Шрифт:
Закладка:
Двадцать пять лет спустя Кренц, изначально приписывавший себе заслугу мирного разрешения ситуации, признал, что «мы подошли к гражданской войне ближе, чем многие сегодня готовы поверить». В день открытия границы существовала «реальная опасность военной эскалации, в которую могли ввязаться сверхдержавы». Нынешние замечания Кренца позволяют предположить, что насильственный вариант развития событий сохранялся до конца 1989 года; Эрих Хонеккер определенно предпочел бы его. Как неоднократно отмечал Коль, если бы Хонеккер провел реформы, то мог бы спасти себя и свою партию, но он выбрал силовой подход. На первых порах, когда протесты еще не достигли своего пика и могли быть подавлены без особой шумихи, насилие, пожалуй, представлялось разумной реакцией (с точки зрения режима), но, как только ряды протестующих резко увеличились, а вероятность утечки информации приумножилась, такая стратегия стала намного более рискованной. С этого момента насилие уже было сопряжено с колоссальными издержками, что в итоге помогло подорвать режим.

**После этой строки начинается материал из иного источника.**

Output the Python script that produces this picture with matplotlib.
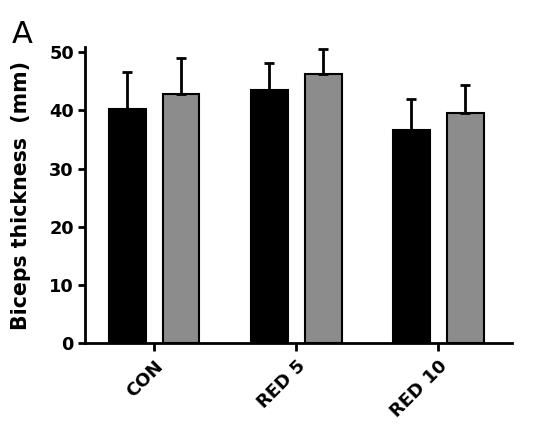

В этом смысле показательно сравнение с Китайской Народной Республикой – даже несмотря на все различия между Китаем и Восточной Германией. В отличие от Хонеккера, Дэн Сяопин, де-факто являвшийся лидером страны в 1989 году, похоже, понимал суть этих процессов – что насилие невозможно легко масштабировать, что массовое кровопролитие влечет дополнительные издержки – и соответственно подстраивал свой курс. Дэн Сяопин санкционировал подавление протестов на площади Тяньаньмэнь в июне 1989 года, чтобы партия не утратила своей руководящей роли в краткосрочной перспективе, но он понимал, что в будущем для успеха нужна другая стратегия. Когда настало время распределять посты в ходе последовавшей за этим кровопролитием перетасовки, он отказался от кандидатур поборников жесткого курса, организовавших разгон демонстрантов. Вместо этого он предложил Цзян Цзэминю – главе шанхайского отдела партии – стать новым генеральным секретарем. Кроме того, Дэн Сяопин приступил к либерализации китайской экономики. Тем самым ему удалось сохранить политический контроль над правящей партией. Хонеккер – гораздо менее искусный лидер, чем Дэн Сяопин, – не отличался такой дальновидностью. Его упор на применение жестких мер в ответ на события осени 1989 года в сочетании с отсутствием реформ сильно поспособствовал его отставке, краху режима и потере Советским Союзом влияния в Восточной Европе. Учитывая склонность правящего режима ГДР к жестокости, нельзя утверждать, что открытие границ 9 ноября 1989 года должно было произойти неминуемо мирно.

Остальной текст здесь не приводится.